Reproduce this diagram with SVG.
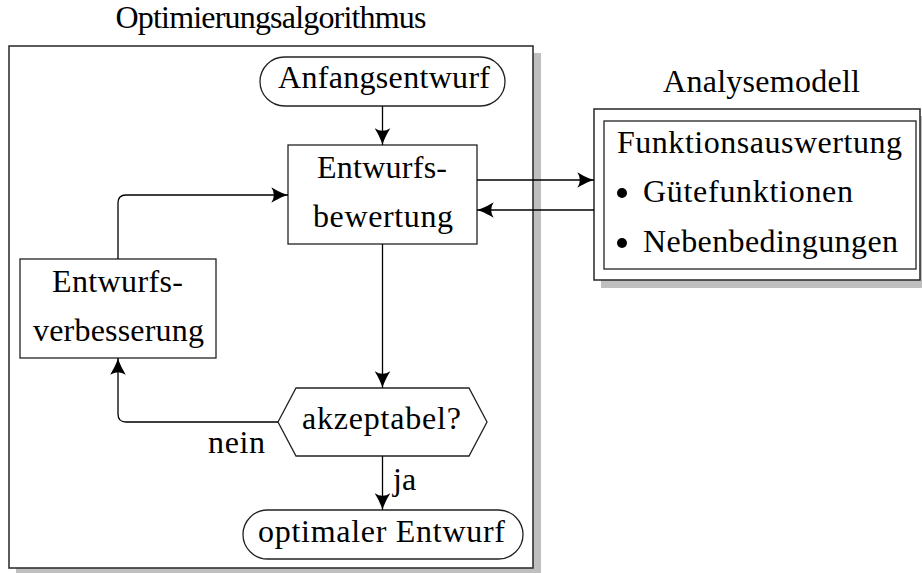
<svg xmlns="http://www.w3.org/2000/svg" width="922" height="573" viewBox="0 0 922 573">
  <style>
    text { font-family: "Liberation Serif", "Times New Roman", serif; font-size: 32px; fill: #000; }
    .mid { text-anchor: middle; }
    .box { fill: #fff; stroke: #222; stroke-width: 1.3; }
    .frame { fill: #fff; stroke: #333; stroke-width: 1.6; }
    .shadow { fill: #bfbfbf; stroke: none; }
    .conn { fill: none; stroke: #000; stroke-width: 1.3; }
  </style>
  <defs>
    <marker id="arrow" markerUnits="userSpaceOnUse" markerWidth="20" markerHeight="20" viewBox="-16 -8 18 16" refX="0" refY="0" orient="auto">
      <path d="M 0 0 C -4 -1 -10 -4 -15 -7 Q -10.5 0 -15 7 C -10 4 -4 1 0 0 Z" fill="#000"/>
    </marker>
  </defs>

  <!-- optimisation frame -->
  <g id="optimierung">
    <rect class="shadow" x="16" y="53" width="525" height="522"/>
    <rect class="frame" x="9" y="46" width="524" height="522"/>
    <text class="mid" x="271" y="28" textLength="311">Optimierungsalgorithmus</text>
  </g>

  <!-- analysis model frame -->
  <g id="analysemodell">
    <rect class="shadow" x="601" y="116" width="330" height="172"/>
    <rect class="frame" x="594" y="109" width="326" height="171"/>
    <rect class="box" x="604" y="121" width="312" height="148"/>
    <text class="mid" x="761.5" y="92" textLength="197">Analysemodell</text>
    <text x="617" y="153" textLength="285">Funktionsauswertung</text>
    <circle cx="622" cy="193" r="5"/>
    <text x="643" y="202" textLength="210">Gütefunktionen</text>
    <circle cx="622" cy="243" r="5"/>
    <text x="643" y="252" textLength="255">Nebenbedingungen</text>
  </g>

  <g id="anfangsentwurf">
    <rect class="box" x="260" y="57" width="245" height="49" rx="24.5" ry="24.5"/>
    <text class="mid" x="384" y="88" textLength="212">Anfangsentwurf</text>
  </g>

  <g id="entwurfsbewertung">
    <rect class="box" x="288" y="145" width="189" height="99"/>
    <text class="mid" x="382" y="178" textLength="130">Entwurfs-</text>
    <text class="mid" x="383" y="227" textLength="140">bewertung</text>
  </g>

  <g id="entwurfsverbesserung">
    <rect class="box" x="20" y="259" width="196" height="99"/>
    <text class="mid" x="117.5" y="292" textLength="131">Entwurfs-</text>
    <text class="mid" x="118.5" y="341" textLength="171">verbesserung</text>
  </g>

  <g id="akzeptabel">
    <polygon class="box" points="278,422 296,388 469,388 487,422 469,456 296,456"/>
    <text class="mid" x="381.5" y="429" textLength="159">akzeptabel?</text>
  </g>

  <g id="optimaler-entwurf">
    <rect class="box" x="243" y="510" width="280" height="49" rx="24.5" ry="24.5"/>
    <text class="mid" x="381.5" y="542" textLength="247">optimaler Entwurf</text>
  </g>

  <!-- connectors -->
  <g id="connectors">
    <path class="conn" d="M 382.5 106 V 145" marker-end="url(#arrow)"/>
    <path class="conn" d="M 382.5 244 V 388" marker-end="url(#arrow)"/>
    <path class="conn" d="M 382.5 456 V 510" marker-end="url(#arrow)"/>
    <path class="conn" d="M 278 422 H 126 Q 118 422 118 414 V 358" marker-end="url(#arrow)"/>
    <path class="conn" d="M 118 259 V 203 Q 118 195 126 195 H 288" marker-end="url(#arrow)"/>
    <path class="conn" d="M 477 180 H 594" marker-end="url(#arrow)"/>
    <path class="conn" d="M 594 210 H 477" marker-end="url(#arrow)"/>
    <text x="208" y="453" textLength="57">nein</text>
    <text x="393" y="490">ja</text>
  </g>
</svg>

= = =

:: WHAT IS EXPECTED ::
Leave out the pictures and print every line of the data exactly.

:: RESPONSE ::
Reproduce this diagram with SVG.
<svg xmlns="http://www.w3.org/2000/svg" width="922" height="573" viewBox="0 0 922 573">
  <style>
    text { font-family: "Liberation Serif", "Times New Roman", serif; font-size: 32px; fill: #000; }
    .mid { text-anchor: middle; }
    .box { fill: #fff; stroke: #222; stroke-width: 1.3; }
    .frame { fill: #fff; stroke: #333; stroke-width: 1.6; }
    .shadow { fill: #bfbfbf; stroke: none; }
    .conn { fill: none; stroke: #000; stroke-width: 1.3; }
  </style>
  <defs>
    <marker id="arrow" markerUnits="userSpaceOnUse" markerWidth="20" markerHeight="20" viewBox="-16 -8 18 16" refX="0" refY="0" orient="auto">
      <path d="M 0 0 C -4 -1 -10 -4 -15 -7 Q -10.5 0 -15 7 C -10 4 -4 1 0 0 Z" fill="#000"/>
    </marker>
  </defs>

  <!-- optimisation frame -->
  <g id="optimierung">
    <rect class="shadow" x="16" y="53" width="525" height="522"/>
    <rect class="frame" x="9" y="46" width="524" height="522"/>
    <text class="mid" x="271" y="28" textLength="311">Optimierungsalgorithmus</text>
  </g>

  <!-- analysis model frame -->
  <g id="analysemodell">
    <rect class="shadow" x="601" y="116" width="330" height="172"/>
    <rect class="frame" x="594" y="109" width="326" height="171"/>
    <rect class="box" x="604" y="121" width="312" height="148"/>
    <text class="mid" x="761.5" y="92" textLength="197">Analysemodell</text>
    <text x="617" y="153" textLength="285">Funktionsauswertung</text>
    <circle cx="622" cy="193" r="5"/>
    <text x="643" y="202" textLength="210">Gütefunktionen</text>
    <circle cx="622" cy="243" r="5"/>
    <text x="643" y="252" textLength="255">Nebenbedingungen</text>
  </g>

  <g id="anfangsentwurf">
    <rect class="box" x="260" y="57" width="245" height="49" rx="24.5" ry="24.5"/>
    <text class="mid" x="384" y="88" textLength="212">Anfangsentwurf</text>
  </g>

  <g id="entwurfsbewertung">
    <rect class="box" x="288" y="145" width="189" height="99"/>
    <text class="mid" x="382" y="178" textLength="130">Entwurfs-</text>
    <text class="mid" x="383" y="227" textLength="140">bewertung</text>
  </g>

  <g id="entwurfsverbesserung">
    <rect class="box" x="20" y="259" width="196" height="99"/>
    <text class="mid" x="117.5" y="292" textLength="131">Entwurfs-</text>
    <text class="mid" x="118.5" y="341" textLength="171">verbesserung</text>
  </g>

  <g id="akzeptabel">
    <polygon class="box" points="278,422 296,388 469,388 487,422 469,456 296,456"/>
    <text class="mid" x="381.5" y="429" textLength="159">akzeptabel?</text>
  </g>

  <g id="optimaler-entwurf">
    <rect class="box" x="243" y="510" width="280" height="49" rx="24.5" ry="24.5"/>
    <text class="mid" x="381.5" y="542" textLength="247">optimaler Entwurf</text>
  </g>

  <!-- connectors -->
  <g id="connectors">
    <path class="conn" d="M 382.5 106 V 145" marker-end="url(#arrow)"/>
    <path class="conn" d="M 382.5 244 V 388" marker-end="url(#arrow)"/>
    <path class="conn" d="M 382.5 456 V 510" marker-end="url(#arrow)"/>
    <path class="conn" d="M 278 422 H 126 Q 118 422 118 414 V 358" marker-end="url(#arrow)"/>
    <path class="conn" d="M 118 259 V 203 Q 118 195 126 195 H 288" marker-end="url(#arrow)"/>
    <path class="conn" d="M 477 180 H 594" marker-end="url(#arrow)"/>
    <path class="conn" d="M 594 210 H 477" marker-end="url(#arrow)"/>
    <text x="208" y="453" textLength="57">nein</text>
    <text x="393" y="490">ja</text>
  </g>
</svg>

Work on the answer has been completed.